Hillhouse v. Jennings

Decision Date18 April 1901
Citation38 S.E. 599,60 S.C. 373
CourtSouth Carolina Supreme Court
PartiesHILLHOUSE . v. JENNINGS.

statute of frauds—agreement not to BE performed within one year—contract for services—part performance.

1. A parol contract for one year's services, to begin on a future date after the making of the contract, is within the statute of frauds, and is not actionable as between the parties.

2. The defense that the contract sued on is within the statute of frauds may be made by a motion to exclude plaintiff's testimony, though the bar of the statute is not pleaded.

3. A party who elects to sue on a parol contract for services, which is within the statute of frauds, cannot recover for a balance due for services ptrformed before his discharge. Gary, A. J., dissenting.

4. Damages cannot be recovered for breach of a parol contract which is within the statute of frauds.

Appeal from common pleas circuit court of Greenville county; O. W. Buchanan, Judge. Action by E. Y. Hillhouae against L. J. Jennings. From a judgment for defendant, plaintiff appeals. Affirmed.

Carey, McCullough & Martin, for appellant.

Haynesworth, Parker & Patterson, and Shuman & Mooney, for respondent

POPE, J. The plaintiff's complaint contained two causes of action, based upon a verbal contract between the plaintiff and defendant for the former to serve the latter for one year from the 21st day of November, 1898. The plaintiff's duties under such contract were to manage the defendant's store at Riverview, in Greenville county, S. C, and to attend to certain minor matters of business connected with defendant's farming interests, near by. The salary to be paid the plaintiff was $25 a month for the term of one year, payable monthly. The plaintiff alleged in his complaint that he rendered the services contracted for until the 19th June, 1899, when he was discharged by the defendant, and that when defendant discharged the plaintiff, on 19th June, 1899, he owed the plaintiff the sum of $8.50 for his services under said contract, which the defendant refused to pay.

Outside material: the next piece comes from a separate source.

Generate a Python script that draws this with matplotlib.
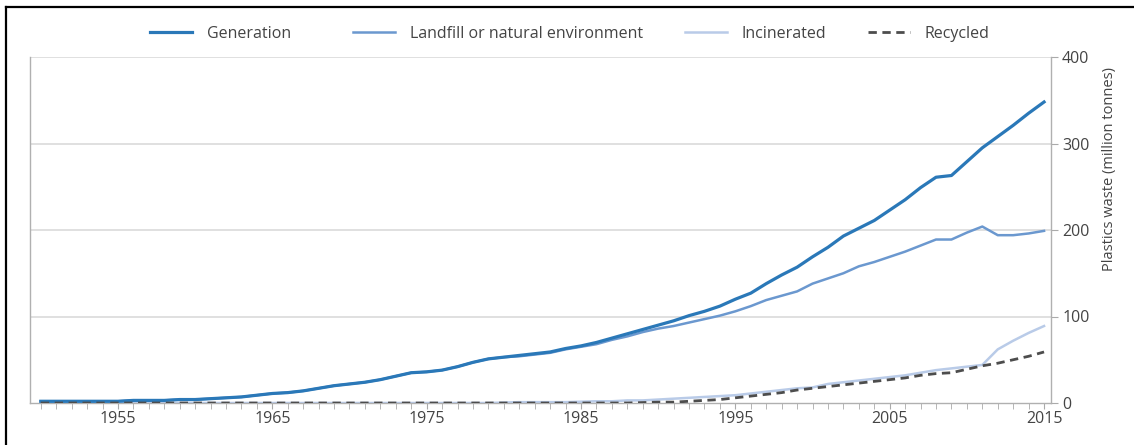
import numpy as np
import matplotlib.pyplot as plt
from matplotlib.lines import Line2D
from matplotlib.ticker import MultipleLocator

plt.rcParams['font.family'] = ['Open Sans', 'DejaVu Sans']

years = list(range(1950, 2016))

generation = [2, 2, 2, 2, 2, 2, 3, 3, 3, 4,
              4, 5, 6, 7, 9, 11, 12, 14, 17, 20,
              22, 24, 27, 31, 35, 36, 38, 42, 47, 51,
              53, 55, 57, 59, 63, 66, 70, 75, 80, 85,
              90, 95, 101, 106, 112, 120, 127, 138, 148, 157,
              169, 180, 193, 202, 211, 223, 235, 249, 261, 263,
              279, 295, 308, 321, 335, 348]

landfill = [2, 2, 2, 2, 2, 2, 3, 3, 3, 4,
            4, 5, 6, 7, 9, 11, 12, 14, 17, 20,
            22, 24, 27, 31, 35, 36, 38, 42, 47, 51,
            53, 54, 56, 58, 62, 65, 68, 73, 77, 82,
            86, 89, 93, 97, 101, 106, 112, 119, 124, 129,
            138, 144, 150, 158, 163, 169, 175, 182, 189, 189,
            197, 204, 194, 194, 196, 199]

incinerated = [0] * 30 + [0.5, 1, 1, 1, 1, 1.5, 2, 2, 3, 3,
                          4, 5, 6, 7, 8, 9, 11, 13, 15, 17,
                          18, 22, 24, 26, 28, 30, 32, 35, 38, 40,
                          42, 44, 62, 72, 81, 89]

recycled = [0] * 39 + [0.5,
                       1, 1, 2, 3, 4, 6, 8, 10, 12, 15,
                       17, 19, 21, 23, 25, 27, 29, 32, 34, 35,
                       39, 43, 46, 50, 54, 59]

xticks = [1955, 1965, 1975, 1985, 1995, 2005, 2015]
yticks = [0, 100, 200, 300, 400]

fig = plt.figure(figsize=(11.34, 4.45), dpi=100)
ax = fig.add_axes([30 / 1134, 1 - 403 / 445, (1051 - 30) / 1134, (403 - 57) / 445])

grid_c = '#dadada'
text_c = '#444444'

for v in yticks[1:]:
    ax.axhline(v, color=grid_c, lw=1.2, zorder=0)

lines = []
lines += ax.plot(years, generation, color='#2a78b8', lw=2.3, label='Generation', zorder=4)
lines += ax.plot(years, landfill, color='#6b98cf', lw=1.8, label='Landfill or natural environment', zorder=3)
lines += ax.plot(years, incinerated, color='#b9cbe8', lw=1.8, label='Incinerated', zorder=2)
lines += ax.plot(years, recycled, color='#4d4d4d', lw=2.0, ls=(0, (3, 2)), label='Recycled', zorder=5)

ax.set_xlim(1949.3, 2015.45)
ax.set_ylim(0, 400)

ax.set_xticks(xticks)
ax.xaxis.set_minor_locator(MultipleLocator(1))
ax.tick_params(axis='x', which='both', direction='out', length=4, color='#aaaaaa',
               labelsize=11.5, labelcolor=text_c, pad=2)

ax.yaxis.tick_right()
ax.set_yticks(yticks)
ax.tick_params(axis='y', direction='out', length=5, color='#aaaaaa',
               labelsize=11.5, labelcolor=text_c, pad=3)

for s in ['left', 'right', 'bottom']:
    ax.spines[s].set_color('#b0b0b0')
    ax.spines[s].set_linewidth(1)
ax.spines['top'].set_visible(False)

fig.text(1110 / 1134, 1 - 169 / 445, 'Plastics waste (million tonnes)', rotation=90,
         ha='center', va='center', fontsize=10.5, color=text_c)

# one legend per entry, spaced like the original
legend_x = [150, 353, 685, 868]
for ln, lx in zip(lines, legend_x):
    leg = fig.legend(handles=[ln], loc='center left', bbox_to_anchor=(lx / 1134, 1 - 34 / 445),
                     frameon=False, fontsize=11.5, handlelength=2.6, handletextpad=0.95,
                     borderpad=0, borderaxespad=0, labelcolor=text_c)

# black frame on top and left edges
fig.add_artist(Line2D([6 / 1134, 6 / 1134], [0, 1 - 7 / 445], transform=fig.transFigure,
                      color='black', lw=1.6))
fig.add_artist(Line2D([6 / 1134, 1], [1 - 7 / 445, 1 - 7 / 445], transform=fig.transFigure,
                      color='black', lw=1.6))

fig.savefig('out.png', dpi=100)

The complaint as to the second cause of action showed the foregoing facts by its allegations, and, besides, alleged that defendant, without just cause, and against the solemn protest' of the plaintiff, discharged the plaintiff from his further services under such contract on the 19th June, 1899; that the breach by the defendant of his contract with the plaintiff caused the loss of his salary of $25 per month from 19th June, 1898, to 21st November, 1899, to wit, the sum of $126.66. He prayed judgment for $135.16.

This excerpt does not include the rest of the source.